QUANDO É A ALMA QUEM PEDE SOCORRO

Certo dia, olhando de longe...eu vi que:

Ele ali chegou num dia calmo e num ambiente tranquilo, onde foi prontamente atendido.

" Por acaso ele já está atendendo?"-perguntou secamente à secretária, olhando para seu relógio e já lançando uma espiadela algo irreverente para dentro da sala- "saiba que não tenho tempo a perder..."

"Sim, o senhor já pode entrar"- orientou a secretária delicadamente.

Entrou, sentou e reclamou da máscara respiratória.

"isso aqui é "um saco!" me dá nos nervos!-disse, incomodado, ao profissional- "me dá falta de ar...não consigo mais respirar!"

E o diálogo seguiu.

- Bom dia, o que lhe traz aqui?

-Minha pressão está alta.

-Desde quando?

-Desde hoje, quase agora, quando eu fiz uma medição...porque nunca tive e não tenho pressão alta.

-Quanto marcava?

- Quatorze por nove. Sei que isso é pressão muito alta. Já li tudo sobre.

-Sentia alguma coisa na hora da medição?

-Absolutamente nada...nunca tive e sei que não tenho problemas de saúde. Só a pressão que subiu. Veja esses exames de sangue recentes que colhi em casa. Eu já avaliei e vi que não tenho nada.

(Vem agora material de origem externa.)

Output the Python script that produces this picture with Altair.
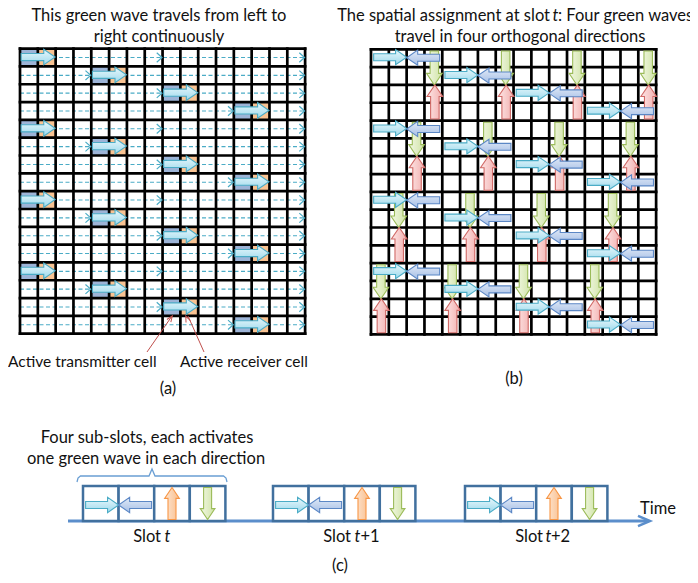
import altair as alt
import pandas as pd

# ------------------------------------------------------------------
# Data
# ------------------------------------------------------------------
N_CELLS = 16
# panel (a): per row, column of active transmitter cell and receiver cell
A_ROW = [0, 1, 2, 3, 4, 5, 6, 7, 8, 9, 10, 11, 12, 13, 14, 15]
A_TX_COL = [0, 4, 8, 12, 0, 4, 8, 12, 0, 4, 8, 12, 0, 4, 8, 12]
A_RX_COL = [1, 5, 9, 13, 1, 5, 9, 13, 1, 5, 9, 13, 1, 5, 9, 13]
# open chevrons on the dashed wave lines (row, grid-boundary column)
A_CHEV_ROW = [0, 0, 1, 1, 2, 2, 3, 3, 4, 4, 5, 5, 6, 6, 7, 7,
              8, 8, 9, 9, 10, 10, 11, 11, 12, 12, 13, 13, 14, 14, 15, 15]
A_CHEV_COL = [8, 16, 4, 16, 8, 16, 12, 16, 8, 16, 4, 16, 8, 16, 12, 16,
              8, 16, 4, 16, 8, 16, 12, 16, 8, 16, 4, 16, 8, 16, 12, 16]

# panel (b): horizontal waves (row, first column of the 2-cell arrow)
B_H_ROW = [0, 1, 2, 3, 4, 5, 6, 7, 8, 9, 10, 11, 12, 13, 14, 15]
B_RIGHT_COL = [0, 4, 8, 12, 0, 4, 8, 12, 0, 4, 8, 12, 0, 4, 8, 12]
B_LEFT_COL = [2, 6, 10, 14, 2, 6, 10, 14, 2, 6, 10, 14, 2, 6, 10, 14]
# vertical waves (column, first row of the 2-cell arrow)
B_V_COL = [3, 7, 11, 15, 2, 6, 10, 14, 1, 5, 9, 13, 0, 4, 8, 12]
B_DOWN_ROW = [0, 0, 0, 0, 4, 4, 4, 4, 8, 8, 8, 8, 12, 12, 12, 12]
B_UP_ROW = [2, 2, 2, 2, 6, 6, 6, 6, 10, 10, 10, 10, 14, 14, 14, 14]

# panel (c): slots and their four sub-slots
C_SLOTS = ["t", "t+1", "t+2"]
C_SUB_DIR = ["right", "left", "up", "down"]

# texts
TXT_CENTER = ["This green wave travels from left to", "right continuously",
              "travel in four orthogonal directions", "(a)", "(b)",
              "Four sub-slots, each activates", "one green wave in each direction", "(c)"]
TXT_RIGHT = ["The spatial assignment at slot", "Slot", "Slot", "Slot"]
TXT_ITALIC = ["t", "t", "t", "t"]
TXT_LEFT = [": Four green waves", "+1", "+2", "Time"]
TXT_LABELS = ["Active transmitter cell", "Active receiver cell"]

# ------------------------------------------------------------------
# Layout (pixel frame of the figure)
# ------------------------------------------------------------------
A_X0, A_Y0 = 20.0, 48.6
B_X0, B_Y0 = 371.0, 49.3
CELL = 17.82
C_SLOT_X0 = [83.0, 273.0, 465.0]
C_SUB_W = 35.6
C_TOP, C_BOT = 486.0, 521.0

POS_CENTER = [(159, 21), (159, 42), (520, 42), (168, 394), (514, 384),
              (147, 443), (146, 464), (340, 571)]
POS_RIGHT = [(550, 21), (161, 542), (351, 542), (543, 542)]
POS_ITALIC = [(552.5, 21), (164.5, 542), (354.5, 542), (545.5, 542)]
POS_LEFT = [(558, 21), (360.5, 542), (551, 542), (640, 514)]
POS_LABELS = [(8, 367), (180, 367)]

FONT = "Lato"
FS = 16.5
FS_LABEL = 15.5

XS = alt.Scale(domain=[8, 690], nice=False, zero=False)
YS = alt.Scale(domain=[8, 575], nice=False, zero=False, reverse=True)


def ex(f="x"):
    return alt.X(f"{f}:Q", scale=XS, axis=None)


def ey(f="y"):
    return alt.Y(f"{f}:Q", scale=YS, axis=None)


# arrow shapes (unit square [-1,1])
P_RIGHT = "M-1,-0.21L0.33,-0.21L0.33,-0.46L1,0L0.33,0.46L0.33,0.21L-1,0.21Z"
P_LEFT = "M1,-0.21L-0.33,-0.21L-0.33,-0.46L-1,0L-0.33,0.46L-0.33,0.21L1,0.21Z"
P_UP = "M-0.25,1L-0.25,-0.32L-0.46,-0.32L0,-1L0.46,-0.32L0.25,-0.32L0.25,1Z"
P_DOWN = "M-0.25,-1L-0.25,0.32L-0.46,0.32L0,1L0.46,0.32L0.25,0.32L0.25,-1Z"
P_CHEV = "M-0.5,-0.9L0.5,0L-0.5,0.9"

STYLE = {
    "right": ("#4BACC6", ["#EAF8FC", "#9CD9EC"], True),
    "left": ("#5B87C5", ["#E1EAF7", "#A6BFE6"], True),
    "down": ("#9BBB59", ["#F3F8E6", "#CFE3A4"], False),
    "up": ("#D06966", ["#FDE6E6", "#F2AFAE"], False),
    "upo": ("#F79646", ["#FDE6D3", "#F9BE8C"], False),
}
PATH = {"right": P_RIGHT, "left": P_LEFT, "down": P_DOWN, "up": P_UP, "upo": P_UP}


def arrows(df, kind, length):
    stroke, stops, vertical_grad = STYLE[kind]
    grad = alt.Gradient(
        gradient="linear",
        stops=[alt.GradientStop(color=stops[0], offset=0), alt.GradientStop(color=stops[1], offset=1)],
        x1=0, y1=0, x2=0 if vertical_grad else 1, y2=1 if vertical_grad else 0,
    )
    return alt.Chart(df).mark_point(
        shape=PATH[kind], size=length * length, filled=True, fill=grad,
        stroke=stroke, strokeWidth=1.1, opacity=1, fillOpacity=1,
    ).encode(x=ex(), y=ey())


layers = []

# ---------------- panel (a) ----------------
cells = []
for r, tx, rx in zip(A_ROW, A_TX_COL, A_RX_COL):
    cells.append(dict(x=A_X0 + tx * CELL, x2=A_X0 + (tx + 1) * CELL, y=A_Y0 + r * CELL,
                      y2=A_Y0 + (r + 1) * CELL, c="#9DB4D7"))
    cells.append(dict(x=A_X0 + rx * CELL, x2=A_X0 + (rx + 1) * CELL, y=A_Y0 + r * CELL,
                      y2=A_Y0 + (r + 1) * CELL, c="#F9C393"))
layers.append(alt.Chart(pd.DataFrame(cells)).mark_rect().encode(
    x=ex(), x2="x2:Q", y=ey(), y2="y2:Q", color=alt.Color("c:N", scale=None)))

dash = pd.DataFrame(dict(x=[A_X0] * len(A_ROW), x2=[A_X0 + N_CELLS * CELL] * len(A_ROW),
                         y=[A_Y0 + (r + 0.5) * CELL for r in A_ROW]))
layers.append(alt.Chart(dash).mark_rule(color="#4BACC6", strokeWidth=1.1, strokeDash=[4, 2.5]).encode(
    x=ex(), x2="x2:Q", y=ey()))

# grids
grid = []
for x0, y0 in [(A_X0, A_Y0), (B_X0, B_Y0)]:
    for i in range(N_CELLS + 1):
        grid.append(dict(x=x0 + i * CELL, x2=x0 + i * CELL, y=y0, y2=y0 + N_CELLS * CELL))
        grid.append(dict(x=x0, x2=x0 + N_CELLS * CELL, y=y0 + i * CELL, y2=y0 + i * CELL))
layers.append(alt.Chart(pd.DataFrame(grid)).mark_rule(color="#000000", strokeWidth=2.7, strokeCap="square").encode(
    x=ex(), x2="x2:Q", y=ey(), y2="y2:Q"))

chev = pd.DataFrame(dict(x=[A_X0 + c * CELL - 3.2 for c in A_CHEV_COL],
                         y=[A_Y0 + (r + 0.5) * CELL for r in A_CHEV_ROW]))
layers.append(alt.Chart(chev).mark_point(shape=P_CHEV, size=110, filled=False, stroke="#4BACC6",
                                         strokeWidth=1.2, opacity=1).encode(x=ex(), y=ey()))

a_arr = pd.DataFrame(dict(x=[A_X0 + (rx + 1) * CELL - 0.5 - 17 for rx in A_RX_COL],
                          y=[A_Y0 + (r + 0.5) * CELL - 0.5 for r in A_ROW]))
layers.append(arrows(a_arr, "right", 34))

# pointer lines to the active cells
ptr = pd.DataFrame(dict(x=[147, 204], y=[352, 352], x2=[172, 188], y2=[316, 316]))
layers.append(alt.Chart(ptr).mark_rule(color="#C0504D", strokeWidth=1).encode(
    x=ex(), y=ey(), x2="x2:Q", y2="y2:Q"))
ptr_head = pd.DataFrame(dict(x=[170.6, 187.0], y=[318.4, 318.8], a=[35.0, 336.0]))
layers.append(alt.Chart(ptr_head).mark_point(shape="M-0.8,1L0,-1L0.8,1", size=36, filled=False,
                                             stroke="#C0504D", strokeWidth=1, opacity=1).encode(
    x=ex(), y=ey(), angle=alt.Angle("a:Q", scale=None)))

# ---------------- panel (b) ----------------
b_right = pd.DataFrame(dict(x=[B_X0 + (c + 2) * CELL - 16.5 for c in B_RIGHT_COL],
                            y=[B_Y0 + (r + 0.5) * CELL - 1 for r in B_H_ROW]))
b_left = pd.DataFrame(dict(x=[B_X0 + c * CELL + 16.5 for c in B_LEFT_COL],
                           y=[B_Y0 + (r + 0.5) * CELL - 0.5 for r in B_H_ROW]))
b_down = pd.DataFrame(dict(x=[B_X0 + (c + 0.5) * CELL + 1 for c in B_V_COL],
                           y=[B_Y0 + (r + 2) * CELL - 17 for r in B_DOWN_ROW]))
b_up = pd.DataFrame(dict(x=[B_X0 + (c + 0.5) * CELL + 1.5 for c in B_V_COL],
                         y=[B_Y0 + r * CELL + 17 for r in B_UP_ROW]))
layers.append(arrows(b_down, "down", 34))
layers.append(arrows(b_up, "up", 34))
layers.append(arrows(b_right, "right", 33))
layers.append(arrows(b_left, "left", 33))

# ---------------- panel (c) ----------------
tl = pd.DataFrame(dict(x=[68], x2=[647], y=[C_BOT]))
layers.append(alt.Chart(tl).mark_rule(color="#5B8ECB", strokeWidth=3).encode(x=ex(), x2="x2:Q", y=ey()))
layers.append(alt.Chart(pd.DataFrame(dict(x=[644], y=[C_BOT]))).mark_point(
    shape="M-1,-0.85L1,0L-1,0.85", size=144, filled=False, stroke="#5B8ECB", strokeWidth=2.5,
    opacity=1).encode(x=ex(), y=ey()))

boxes = []
sub = {d: [] for d in C_SUB_DIR}
for s, x0 in zip(C_SLOTS, C_SLOT_X0):
    for k, d in enumerate(C_SUB_DIR):
        bx = x0 + k * C_SUB_W
        boxes.append(dict(x=bx, x2=bx + C_SUB_W, y=C_TOP, y2=C_BOT))
        if d == "right":
            sub[d].append(dict(x=bx + C_SUB_W - 16.5, y=(C_TOP + C_BOT) / 2 + 1.5))
        elif d == "left":
            sub[d].append(dict(x=bx + 16.5, y=(C_TOP + C_BOT) / 2 + 1.5))
        else:
            sub[d].append(dict(x=bx + C_SUB_W / 2, y=(C_TOP + C_BOT) / 2))
layers.append(alt.Chart(pd.DataFrame(boxes)).mark_rect(fill="white", stroke="#41709E", strokeWidth=2.5).encode(
    x=ex(), x2="x2:Q", y=ey(), y2="y2:Q"))
layers.append(arrows(pd.DataFrame(sub["right"]), "right", 33))
layers.append(arrows(pd.DataFrame(sub["left"]), "left", 33))
layers.append(arrows(pd.DataFrame(sub["up"]), "upo", 32))
layers.append(arrows(pd.DataFrame(sub["down"]), "down", 32))

brace = pd.DataFrame(dict(
    x=[77, 78, 80.5, 149, 152, 155, 223.5, 226, 227],
    y=[482, 478, 476, 476, 469, 476, 476, 478, 482],
    o=list(range(9))))
layers.append(alt.Chart(brace).mark_line(color="#6A9FD4", strokeWidth=1.3).encode(
    x=ex(), y=ey(), order="o:Q"))

# ---------------- texts ----------------
def text_layer(texts, pos, align, style="normal", size=FS):
    df = pd.DataFrame(dict(t=texts, x=[p[0] for p in pos], y=[p[1] for p in pos]))
    return alt.Chart(df).mark_text(align=align, baseline="alphabetic", font=FONT, fontSize=size,
                                   fontStyle=style, color="#111111").encode(x=ex(), y=ey(), text="t:N")


layers.append(text_layer(TXT_CENTER, POS_CENTER, "center"))
layers.append(text_layer(TXT_RIGHT, POS_RIGHT, "right"))
layers.append(text_layer(TXT_ITALIC, POS_ITALIC, "left", "italic"))
layers.append(text_layer(TXT_LEFT, POS_LEFT, "left"))
layers.append(text_layer(TXT_LABELS, POS_LABELS, "left", size=FS_LABEL))

chart = alt.layer(*layers).properties(
    width=682, height=567, padding=0,
    autosize=alt.AutoSizeParams(type="none"),
    background="white",
).configure_view(stroke=None)

chart.save("out.html", embed_options={"renderer": "svg", "actions": False})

|Seu colesterol é bem alto.

-Essa coisa de colesterol alto é mera invenção da Ciência.

-O senhor fuma?

-Sim, fumo desde os treze anos e tenho setenta e dois.

-Colesterol alto e cigarro juntos é algo mais preocupante. Quanto fuma por dia?

-Dois e meio maços por dia e não vou parar e nem diminuir!

-Ok, vamos fazer um "check-up" cardiopulmonar completo.

- Nem me venha com essas coisas de fazer exames complicados! E nem vou fazer Raio-x dos pulmões,já aviso. Cansei! Nunca dá nada! Sei que você acha que tenho enfisema. Eu já conheço todas essas suposições diagnósticas!

-E como sabe que são só suposições diagnósticas?

-Porque não sinto nada! Minha tosse é normal, a falta de ar -já lhe expliquei!- é da máscara e minha dor no peito só acontece quando eu me esforço muito. É tudo da idade.

-E se não for da idade?

- Você pode me curar se acaso eu tiver algum problema? Pode mesmo?

-Não sei, ainda não vi seus exames complementares específicos.

-Enfisema não tem cura...eu sei disso! O que adianta saber o que tenho se você não pode me curar? Eu vivo só. Não posso arranjar mais problemas para a minha vida...

-Acha possível diminuir o fumo...ao menos?

-Acho impossível diminuir muito menos parar. O vício é terrível. Mas é meu companheiro.

- É difícil, é verdade, mas não é impossível parar. Muitos conseguem. O senhor sente algum medo?

-Não tenho medo de nada. Quer dizer...só tenho medo que meu cachorro fique doente. E também de morrer antes dele.

- E Ele, seu cachorro, está bem?

Ao som da pergunta, se abriu um sorriso largo e doce e uma foto dum pet no fundo do celular. Parecia um milagre...

-Esse é ele...e veja, está super bem.

-Como ele se chama?

-Tobby. Com dois "bs e um y".

-Ah, bonito nome, o senhor é quem cuida dele?

-Sim, com a Pandemia deixei de levar o Tobby para a tosa. Estamos há mais de um ano presos em casa.

-Ah, que bom, vejo que o Tobby precisa do senhor e está muito bem cuidado.

-Sim, você acha mesmo? Obrigado. Ele é minha companhia, junto com cigarro...e não tem mais ninguém por ele...nem por mim.

-O cigarro faz mal para o senhor e para o Tobby, piora a qualidade das vidas...entende isso?

-Sim eu entendo sim...talvez faça mais mal para o Tobby. Não fumo perto dele.

-Então, vamos ao menos fazer os exames para saber se posso lhe responder à sua pergunta?

-A qual pergunta?

- Àquela.."Se posso fazer algo pelo senhor"...e de sobra... fazer algo também pelo Tobby.

Parou para pensar, se desarmou e assentiu. Parecia vencido pela guerra em si mesmo.

-Está bem, faço o que você me pedir...

Ali, algo de longe, eu pude sentir claramente que a batalha que se trava pela vida muitas vezes é invisível.

E que os pedidos de socorro por vezes chegam altivos em demasia, apenas mimetizados de arrogância para esconderem as dores crônicas, as que nem sempre se pode enxergar, muito menos sentir...num primeiro momento dos tempos.

São gritos inaudíveis das crônicas e doloridas dores da alma.